I home schooled my son until he went to high school. Shortly after my grandmother passed, I decided to take him on a black history tour. We went to Birmingham, Atlanta and Memphis. There was just something about Memphis that drew me in. We came back the next year and the next year. The fourth year we came back to Memphis with my sister and best friend. I don’t know why, but I’ll tell you God is funny because I looked them in the eyes and told them, ‘I think I need to move to Memphis.’ I had only been downtown and on North Parkway but I felt I needed to move here, and in 2015 I did. I had no family here, I knew nobody in the city. I just felt like I needed to be here.

It feels like people from here have a hard time seeing the good parts about Memphis.I think that they see it as just this big pot of trouble, but the reality is you can make anything happen here, and you can change people’s lives while doing it.

Outside of feeding people, building them up has been my mission since I first opened the restaurant in 2017. I want to hire people that nobody else will hire. Before COVID-19 shut down everything we had a dishwasher who was bipolar. He had a hard time keeping jobs due to his condition. We worked with him, nobody bothered him and we let him work at his own pace. But I’ll tell you, he never missed a day of work and he became such a huge part of our team.

We need to give people second chances. We should always be about building community and building each other up.

Where I’m from, we celebrate cooking. Before we moved to this location in the Edge, we were in Cooper Young based out of a little bitty house at 2299 Young Ave. We had a 10 seat community table right when you walked in. The goal of it was to bring people together who didn’t look alike or were strangers and to get them to enjoy a meal with one another.

I feel that if we could bring that mentality back, getting together and talking to each other, then families can really get back together again.

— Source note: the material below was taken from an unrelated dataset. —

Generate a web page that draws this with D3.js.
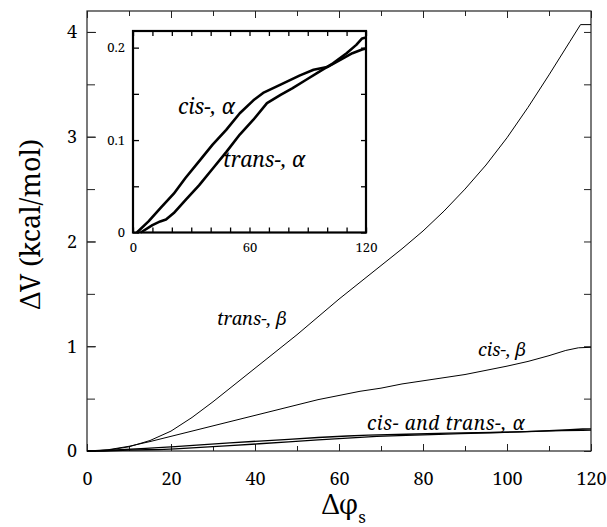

There’s a curse in COVID-19, but there’s also a blessing. We had to come home and cook. We had to be around eachother. You see people gardening again. I’m a part of a gardening group online with 12,000 people. Everybody’s offering help. You have a plant that’s not doing too well and you post a picture of it, you’ll get an outpour of advice. ‘Clip that leaf.’ ‘Plant a banana peel next to it.’ Most of these people just know these tricks because it was passed down to them. It’s about talking and sharing information


"Children need to see people that look like them that are winning. If they see that, they'll believe they can win too."

sMy son is 16-years-old and a senior in highschool and one day he was like, ‘Mama, do you realize you have pretty much the biggest Black-owned restaurant in the city?’ I said, ‘Yeah.’ and he was like, ‘Do you realize it’s owned by a woman?’ I said, ‘...Yeah.’, and then he asked, ‘Do you realize it's owned by a Black woman? Do you realize how significant that is?’

Children need to see people that look like them that are winning. If they see that, they'll believe they can win too. We need that mentality and that hope for every branch of society.

Recently I started a garden.I kept seeing these beautiful cardinals around my garden, so I put out a bird feeder with some feed in it. For about three days I didn’t see any birds take anything. It kind of upset me. There were plenty of squirrels though who were trying to get to it, but couldn’t reach it.

On the fourth day I saw this small cardinal fly over to the feeder. He could barely stick his head in, but he was able to get to it. No joke, the cardinal started pushing feed out for a squirrel on the ground. I just sat there mesmerized. I didn’t have my camera on me, or else I would have taken tons of pictures. I just couldn’t believe it, but it was happening right in front of me. I thought, ‘This is what should be going on in America right now.’

People with wings feeling so good about themselves, that they drop down some feed to help those who can’t fly. The squirrel is still working for the food, it just has a different viewpoint and skillset than the cardinal.

We need to realize that just because one person has wings and the other one doesn’t, it doesn’t make one better than the other — just different. We all have a right to succeed, and should want to see others succeed. I really believe if that ideology was better ingrained into society, the world would be a better place.